Someone walking near the store gets a message on additional offers on their favorite product for the next 30 minutes. If you reject a product from the shelf, you get a message of additional offers on the product. A win-win for the store and the consumer.
Predictive Analytics
Organizations no longer ask for just analysis of their data. Traditional Business Intelligence (BI) tools have been doing that for a long time. What they are exploring is getting more useful insights from the data from visualization tools and predictive analysis to explore data in new ways and discover new patterns.
Predictive Analysis is the practice of extracting information from existing data to determine patterns and predict future outcomes and trends. It helps forecast what might happen in the future with an acceptable level of reliability and includes what-if scenarios and risk assessment.
Applied to business, predictive analysis models are used to analyze current data and historical facts to better understand customers, products, and partners and to identify potential risks and opportunities for a company. It uses a number of techniques, including data mining, statistical modeling, and machine learning to help analysts make business forecasts.
All businesses are run at a risk. Risk of the way business is managed. Every decision an organization takes impacts the risks an enterprise can withstand, i.e., the risk of customer defection, of not responding to an expensive glossy mailer, or offering a huge retention discount to a customer who was not leaving while missing out on a critical customer who leaves
The data-driven means to compute risk of any type of negative outcome in general is predictive analysis. Insurance companies have used this very well, augmenting their practices by integrating predictive analysis in order to improve pricing and selection decisions.
The actuarial methods that enable an insurance company to conduct its core business perform the very same function as predictive models, rating customers by chance of positive or negative outcomes. Predictive modeling improves on standard actuarial methods by incorporating additional analytical automation and by generalizing to a broader set of customer variables.
Misconceptions about Big Data
Big Data has been around for some time now. However, not everyone knows everything about it. Several IT leaders have their concerns and doubts about Big Data technology.

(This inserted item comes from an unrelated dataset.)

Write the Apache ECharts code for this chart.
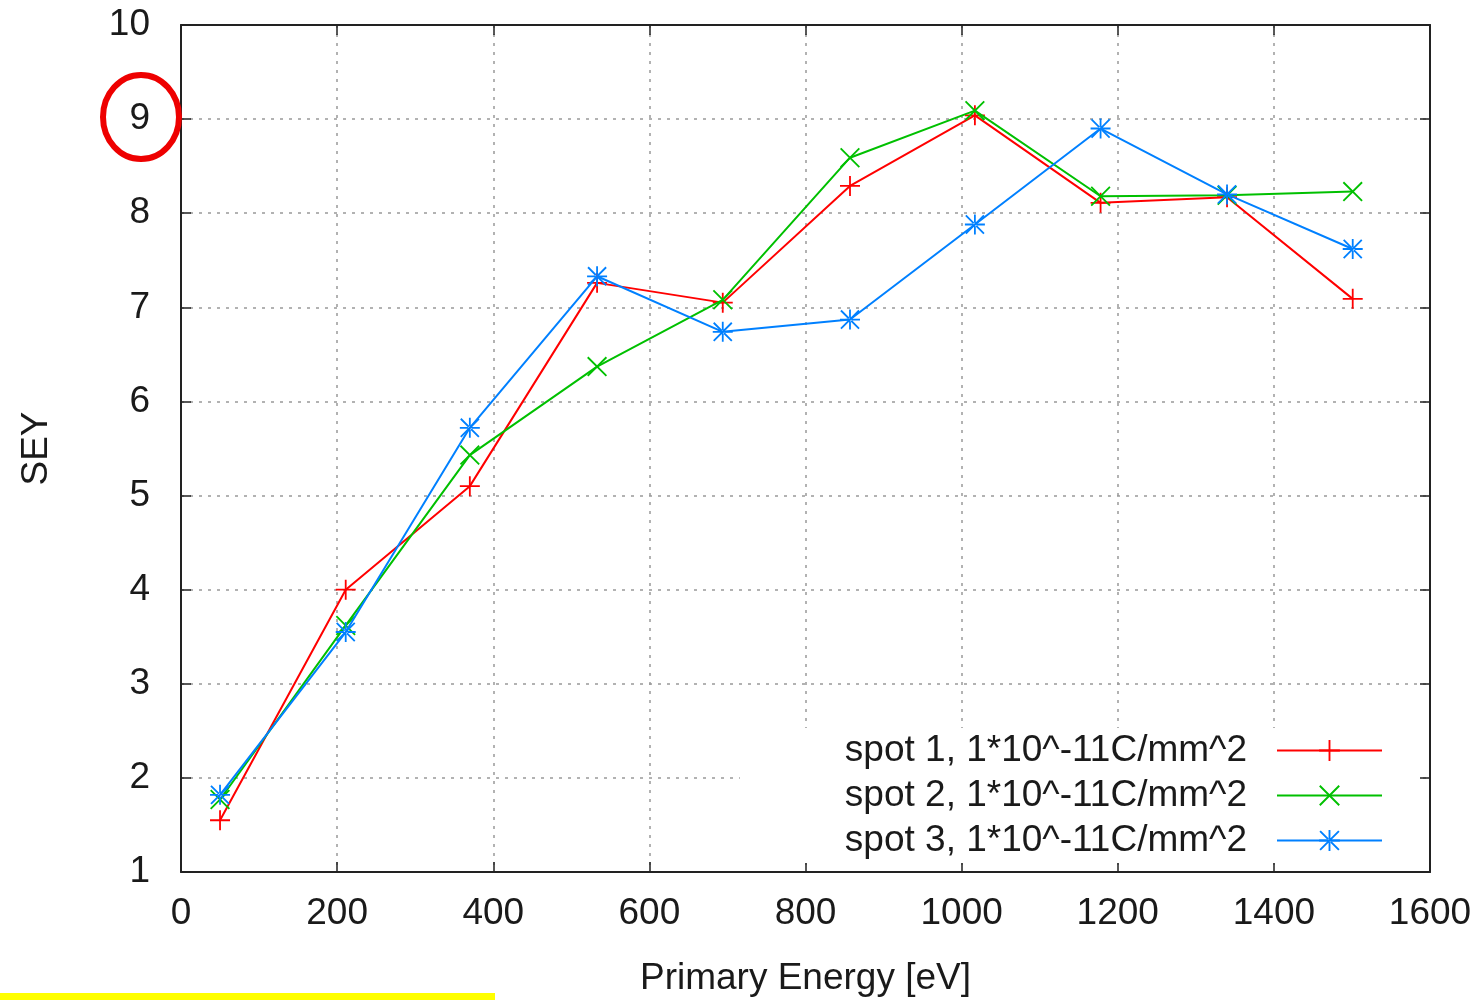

Let us try and understand some of those and see if they really are of any concern:
1. 80% of all data is unstructured: There wouldn't be any patterns to discover in data if it had no structure. Use of non-relational databases like NoSQL and graph databases helps create the structures and the patterns for most data types.
2. Advanced analytics is just an advanced version of Normal Analytics: Static reports from the static databases.

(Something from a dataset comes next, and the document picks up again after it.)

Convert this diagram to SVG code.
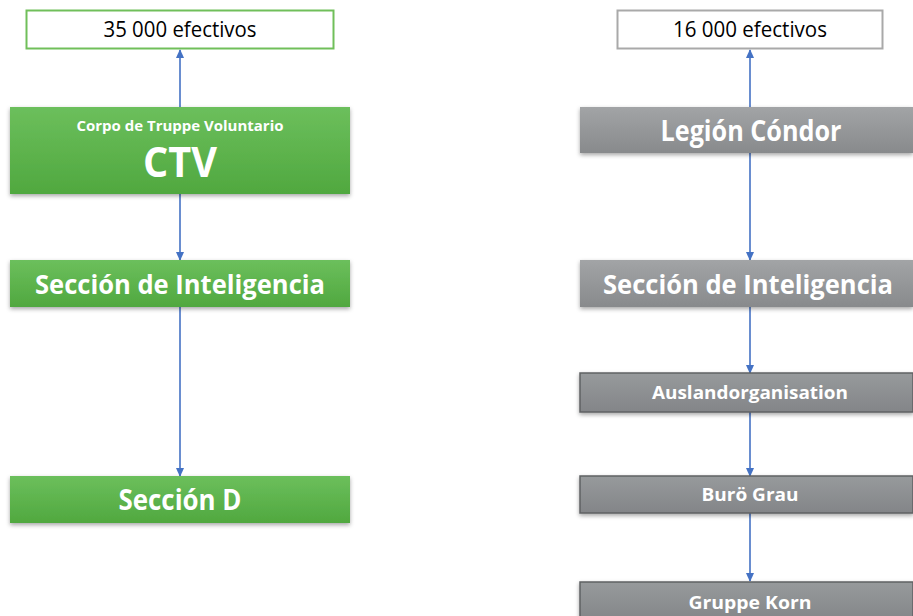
<svg xmlns="http://www.w3.org/2000/svg" width="913" height="616" viewBox="0 0 913 616">
<defs>
<linearGradient id="gGreen" x1="0" y1="0" x2="0" y2="1">
<stop offset="0" stop-color="#6cbf5c"/><stop offset="1" stop-color="#50a83f"/>
</linearGradient>
<linearGradient id="gGray" x1="0" y1="0" x2="0" y2="1">
<stop offset="0" stop-color="#a2a4a6"/><stop offset="1" stop-color="#888a8c"/>
</linearGradient>
<linearGradient id="gDark" x1="0" y1="0" x2="0" y2="1">
<stop offset="0" stop-color="#979a9c"/><stop offset="1" stop-color="#838588"/>
</linearGradient>
<filter id="sh" x="-5%" y="-20%" width="110%" height="150%">
<feDropShadow dx="0" dy="2" stdDeviation="2" flood-color="#000" flood-opacity="0.35"/>
</filter>
<marker id="ah" markerWidth="9" markerHeight="9" refX="8" refY="4.5" orient="auto" markerUnits="userSpaceOnUse">
<path d="M0,0.5 L9,4.5 L0,8.5 z" fill="#4472c4"/>
</marker>
</defs>
<style>
.lbl{font-family:"Open Sans","Noto Sans",sans-serif;fill:#fff;font-weight:bold;text-anchor:middle}
.top{font-family:"Open Sans","Noto Sans",sans-serif;fill:#000;text-anchor:middle;font-size:21px}
.conn{stroke:#4472c4;stroke-width:1.6;fill:none;marker-end:url(#ah)}
.green{fill:url(#gGreen);filter:url(#sh)}
.gray{fill:url(#gGray);filter:url(#sh)}
.dark{fill:url(#gDark);stroke:#5f6163;stroke-width:1.5;filter:url(#sh)}
</style>
<g id="connectors">
<line class="conn" x1="180" y1="107" x2="180" y2="50"/>
<line class="conn" x1="180" y1="194" x2="180" y2="260"/>
<line class="conn" x1="180" y1="307" x2="180" y2="476"/>
<line class="conn" x1="750" y1="107" x2="750" y2="50"/>
<line class="conn" x1="750" y1="153" x2="750" y2="260"/>
<line class="conn" x1="750" y1="307" x2="750" y2="373"/>
<line class="conn" x1="750" y1="412" x2="750" y2="476"/>
<line class="conn" x1="750" y1="513" x2="750" y2="581"/>
</g>
<g id="left-total">
<rect x="26.5" y="10.5" width="307" height="38" fill="#fff" stroke="#70bf5a" stroke-width="2"/>
<text class="top" x="180" y="37" textLength="153" lengthAdjust="spacingAndGlyphs">35 000 efectivos</text>
</g>
<g id="ctv">
<rect class="green" x="10" y="107" width="340" height="87"/>
<text class="lbl" x="180" y="131" font-size="14" textLength="207" lengthAdjust="spacingAndGlyphs">Corpo de Truppe Voluntario</text>
<text class="lbl" x="180" y="177" font-size="41" textLength="74" lengthAdjust="spacingAndGlyphs">CTV</text>
</g>
<g id="left-inteligencia">
<rect class="green" x="10" y="260" width="340" height="47"/>
<text class="lbl" x="180" y="294" font-size="27" textLength="290" lengthAdjust="spacingAndGlyphs">Sección de Inteligencia</text>
</g>
<g id="seccion-d">
<rect class="green" x="10" y="476" width="340" height="47"/>
<text class="lbl" x="180" y="510" font-size="28" textLength="123" lengthAdjust="spacingAndGlyphs">Sección D</text>
</g>
<g id="right-total">
<rect x="617.5" y="10.5" width="265" height="38" fill="#fff" stroke="#a9a9a9" stroke-width="2"/>
<text class="top" x="750" y="37" textLength="154" lengthAdjust="spacingAndGlyphs">16 000 efectivos</text>
</g>
<g id="legion-condor">
<rect class="gray" x="580" y="107" width="333" height="46"/>
<text class="lbl" x="751" y="141" font-size="28" textLength="181" lengthAdjust="spacingAndGlyphs">Legión Cóndor</text>
</g>
<g id="right-inteligencia">
<rect class="gray" x="580" y="260" width="333" height="47"/>
<text class="lbl" x="748" y="294" font-size="27" textLength="290" lengthAdjust="spacingAndGlyphs">Sección de Inteligencia</text>
</g>
<g id="auslandorganisation">
<rect class="dark" x="580" y="373" width="333" height="39"/>
<text class="lbl" x="750" y="399" font-size="18" textLength="196" lengthAdjust="spacingAndGlyphs">Auslandorganisation</text>
</g>
<g id="buro-grau">
<rect class="dark" x="580" y="476" width="333" height="37"/>
<text class="lbl" x="750" y="501" font-size="18" textLength="97" lengthAdjust="spacingAndGlyphs">Burö Grau</text>
</g>
<g id="gruppe-korn">
<rect class="dark" x="580" y="582" width="333" height="40"/>
<text class="lbl" x="750" y="609" font-size="18" textLength="123" lengthAdjust="spacingAndGlyphs">Gruppe Korn</text>
</g>
</svg>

3. Embedded analytics solves all problems: Embedded analytics are the standard set of tools or reports embedded over the data and datasets.
4. Improved tools will replace the Data Scientist: Regardless of the type of tool or advancement of the tools, you would need data scientists/analysts to use these tools to perform the analysis and get dynamic reports.

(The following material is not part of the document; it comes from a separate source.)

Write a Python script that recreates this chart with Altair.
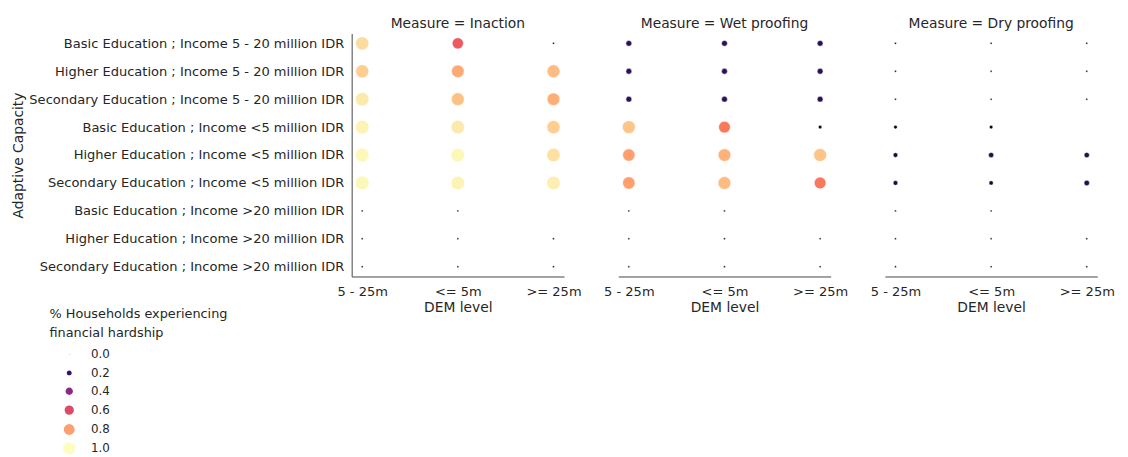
import altair as alt
import pandas as pd

rows = [
    "Basic Education ; Income 5 - 20 million IDR",
    "Higher Education ; Income 5 - 20 million IDR",
    "Secondary Education ; Income 5 - 20 million IDR",
    "Basic Education ; Income <5 million IDR",
    "Higher Education ; Income <5 million IDR",
    "Secondary Education ; Income <5 million IDR",
    "Basic Education ; Income >20 million IDR",
    "Higher Education ; Income >20 million IDR",
    "Secondary Education ; Income >20 million IDR",
]
dem_levels = ["5 - 25m", "<= 5m", ">= 25m"]
measures = ["Inaction", "Wet proofing", "Dry proofing"]

# values per row: [5 - 25m, <= 5m, >= 25m]
inaction = [
    [0.93, 0.65, 0.0],
    [0.90, 0.82, 0.86],
    [0.96, 0.87, 0.83],
    [0.98, 0.96, 0.90],
    [0.99, 0.99, 0.94],
    [0.99, 0.98, 0.97],
    [0.0, 0.0, None],
    [0.0, 0.0, 0.0],
    [0.0, 0.0, 0.0],
]
wet_proofing = [
    [0.16, 0.16, 0.16],
    [0.16, 0.16, 0.16],
    [0.16, 0.16, 0.16],
    [0.88, 0.72, 0.05],
    [0.80, 0.84, 0.88],
    [0.80, 0.86, 0.72],
    [0.0, 0.0, None],
    [0.0, 0.0, 0.0],
    [0.0, 0.0, 0.0],
]
dry_proofing = [
    [0.0, 0.0, 0.0],
    [0.0, 0.0, 0.0],
    [0.0, 0.0, 0.0],
    [0.05, 0.05, None],
    [0.10, 0.13, 0.13],
    [0.10, 0.08, 0.14],
    [0.0, 0.0, None],
    [0.0, 0.0, 0.0],
    [0.0, 0.0, 0.0],
]
legend_values = [0.0, 0.2, 0.4, 0.6, 0.8, 1.0]

records = []
for m, table in zip(measures, [inaction, wet_proofing, dry_proofing]):
    for r, vals in zip(rows, table):
        for d, v in zip(dem_levels, vals):
            if v is not None:
                records.append({"Measure": m, "Adaptive Capacity": r, "DEM level": d, "hardship": v})
df = pd.DataFrame(records)

FONT = "DejaVu Sans"
TXT = "#262626"
leg_title = ["% Households experiencing", "financial hardship"]

base = alt.Chart(df).mark_circle(opacity=1, stroke="white", strokeWidth=0.5).encode(
    x=alt.X("DEM level:N", sort=dem_levels, title="DEM level",
            scale=alt.Scale(type="point", padding=0.11),
            axis=alt.Axis(labelAngle=0, ticks=False, grid=False, labelPadding=9, titlePadding=3)),
    y=alt.Y("Adaptive Capacity:N", sort=rows, title="Adaptive Capacity",
            scale=alt.Scale(type="point", padding=0.35),
            axis=alt.Axis(ticks=False, grid=False, labelPadding=8, labelLimit=400,
                          titleX=-330, titleBaseline="bottom")),
    color=alt.Color("hardship:Q", title=leg_title,
                    scale=alt.Scale(scheme="magma", domain=[0, 1]),
                    legend=alt.Legend(type="symbol", values=legend_values, format=".1f")),
    size=alt.Size("hardship:Q", title=leg_title,
                  scale=alt.Scale(domain=[0, 1], range=[4, 195]),
                  legend=alt.Legend(type="symbol", values=legend_values, format=".1f")),
).properties(width=215, height=246)

chart = base.facet(
    column=alt.Column("Measure:N", sort=measures, title=None,
                      header=alt.Header(labelExpr="'Measure = ' + datum.value",
                                        labelFontSize=14, labelColor=TXT, labelFont=FONT,
                                        labelPadding=3)),
).properties(
    padding={"top": 6, "left": 4, "right": 5, "bottom": 5}
).configure_facet(spacing=55).configure_view(stroke=None).configure_axis(
    domainColor="#444444", labelFont=FONT, titleFont=FONT, labelFontSize=13.2,
    titleFontSize=14, labelColor=TXT, titleColor=TXT, titleFontWeight="normal",
).configure_legend(
    orient="none", legendX=-306, legendY=278,
    titleFont=FONT, labelFont=FONT, titleFontSize=13, labelFontSize=12,
    titleColor=TXT, labelColor=TXT, titleFontWeight="normal", titleLineHeight=19,
    titleLimit=400, gridAlign="all",
    symbolOffset=12, labelOffset=14, rowPadding=-1.4, titlePadding=9,
)

chart.save("out.html", embed_options={"renderer": "svg", "actions": False})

5. Data Scientists need high-level education: We believe education solely doesn't help if application of mind and logic is not done properly. It is more important to be more logical and understand the business needs.
6. We can predict everything with Big Data: While we can use big data to form patterns and predict many things, big data cannot predict everything. Hospitals can analyze which kind of people are at higher risk of heart ailments so that precautions can be taken but many things in more complex domains such as law and politics cannot be predicted.
7. Big Data isn't biased: Data is always biased regardless of the volume or data source. Data is a result of certain measurements and was collected with some purpose.